Polskie Halls of Horror sukcesem na platformie Mixer
Nietypowy horror Halls of Horror od studia iFun4all z Krakowa zadebiutował w poniedziałek na należącej do Microsoftu platformie Mixer. Czas na pierwsze podsumowania - wszystko wskazuje na to, że premierę można uznać za udaną, jak na tak nietypowy projekt.
Darmowa gra oferuje pełną integrację z tym serwisem. W przeszłości głośno było o przeróżnych eksperymentach w serwisie Twitch, gdzie użytkownicy znajdujący się na czacie za pomocą głosowania sterowali poczynaniami postaci w transmitowanej grze. W ten sposób udało się ukończyć między innymi Dark Souls oraz serię Pokémon.
Na bardzo podobne założenia stawia właśnie Halls of Horror, lecz należący do Microsoftu serwis Mixer oferuje znacznie bardziej rozbudowane opcje wbudowanej integracji oraz sterowania, co służy do przygotowania interesujących rozwiązań. W odróżnieniu od Twitch.tv nie trzeba korzystać z wpisywanych na czacie komend, lecz wystarczy wciskać przyciski.
Akcja gry toczy się w tajemniczy, mrocznym domostwie, wypełnionym po brzegi przeróżnymi pułapkami. Wzorem popularnego Dead by Daylight, zabawa jest w pełni sieciowa, lecz asymetryczna - kilku pechowców stara się opuścić morderczą nieruchomość, podczas gdy jeden zabójca czyha na ich życia.

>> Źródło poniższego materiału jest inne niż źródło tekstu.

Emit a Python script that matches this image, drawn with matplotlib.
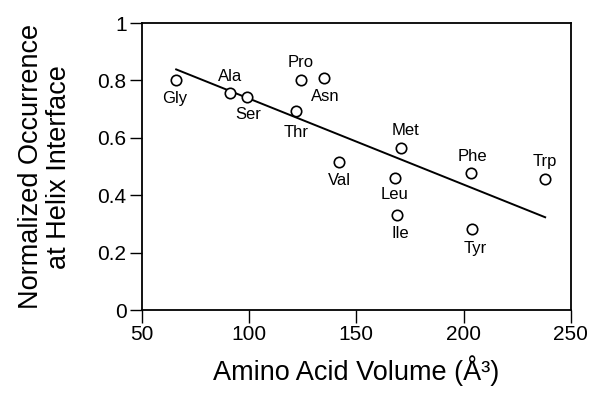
import matplotlib
matplotlib.use("Agg")
import matplotlib.pyplot as plt
import numpy as np

# Amino acid volume vs normalized occurrence at helix interface
residues = ["Gly", "Ala", "Ser", "Pro", "Asn", "Thr", "Val",
            "Met", "Leu", "Ile", "Phe", "Tyr", "Trp"]
volume = [66, 91, 99, 124, 135, 122, 142, 171, 168, 169, 203.5, 204, 238]
occurrence = [0.80, 0.755, 0.741, 0.801, 0.807, 0.693, 0.515,
              0.566, 0.461, 0.331, 0.476, 0.281, 0.456]

# where each label sits relative to its circle: (dx, dy) in points
label_offsets = [(-1, -13), (0, 12), (1, -12), (0, 13), (1, -13), (0, -15), (0, -13),
                 (3, 12), (0, -12), (2, -13), (1, 12), (2, -14), (0, 13)]

plt.rcParams['font.family'] = ['Liberation Sans', 'DejaVu Sans']

fig = plt.figure(figsize=(5.91, 3.98), dpi=100)
ax = fig.add_axes([0.240, 0.221, 0.726, 0.721])

# least squares line through the points
slope, intercept = np.polyfit(volume, occurrence, 1)
xfit = np.array([min(volume), max(volume)])
ax.plot(xfit, slope * xfit + intercept, color='black', lw=1.4)

ax.plot(volume, occurrence, 'o', ms=7.5, mfc='white', mec='black', mew=1.2)

for name, x, y, off in zip(residues, volume, occurrence, label_offsets):
    ax.annotate(name, (x, y), xytext=off, textcoords='offset points',
                ha='center', va='center', fontsize=12)

ax.set_xlim(50, 250)
ax.set_ylim(0, 1)
ax.set_xticks([50, 100, 150, 200, 250])
ax.set_yticks([0, 0.2, 0.4, 0.6, 0.8, 1])
ax.set_yticklabels(['0', '0.2', '0.4', '0.6', '0.8', '1'])
ax.tick_params(direction='out', length=9, width=1, labelsize=15, pad=2)
for s in ax.spines.values():
    s.set_linewidth(1.3)

ax.set_xlabel('Amino Acid Volume (Å³)', fontsize=19.5, labelpad=8)
ax.set_ylabel('Normalized Occurrence\nat Helix Interface', fontsize=19.5,
              labelpad=18, linespacing=1.1)

fig.savefig('out.png', dpi=100)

Gracze znajdujący się na czacie zostają podzieleni na drużyny. Każdy z zespołów kontroluje jednego z czterech pechowców, a kolejne posunięcia wybieramy poprzez głosowanie, klikając na najbardziej korzystne - naszym zdaniem - posunięcie. Faza ruchu, walki i eksploracji odbywa się w tym samym czasie dla wszystkich bohaterów, łącznie z zabójcą, sterowanym przez sztuczną inteligencję.
"Halls of Horror utrafił w gusta użytkowników platformy, przebijając popularnością takie tytuły, jak Call of Duty, Minecraft, Fortnite czy Forza Horizon 4. Aktualnie utrzymuje się w Top 3 z oglądalnością na poziomie ok. 2 tysięcy" - czytamy w oficjalnym komunikacie studia iFun4all, podsumowującym debiut.

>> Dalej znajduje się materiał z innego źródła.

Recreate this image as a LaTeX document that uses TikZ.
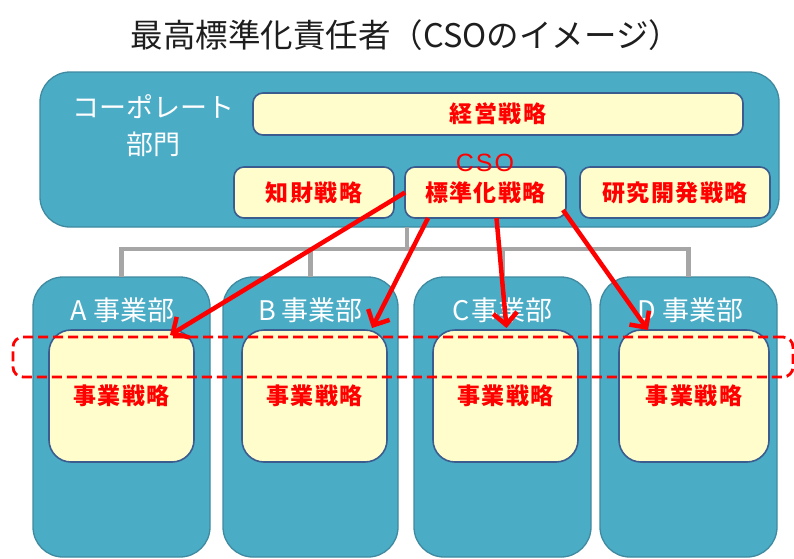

"Szczyt oglądalności to 8 tysięcy użytkowników. Kanał z grą ma 1005 śledzących go osób, a ich liczba systematycznie rośnie (pierwszego dnia było zaledwie około 80)" - czytamy dalej.
"Przyznaję, że nie spodziewaliśmy się aż takiej popularności. Dostępne statystyki i duża liczba pozytywnych komentarzy na czacie gry, potwierdzają, że stworzyliśmy na zlecenie Microsoftu bardzo dobry produkt" - skomentował prezes Michał Mielcarek.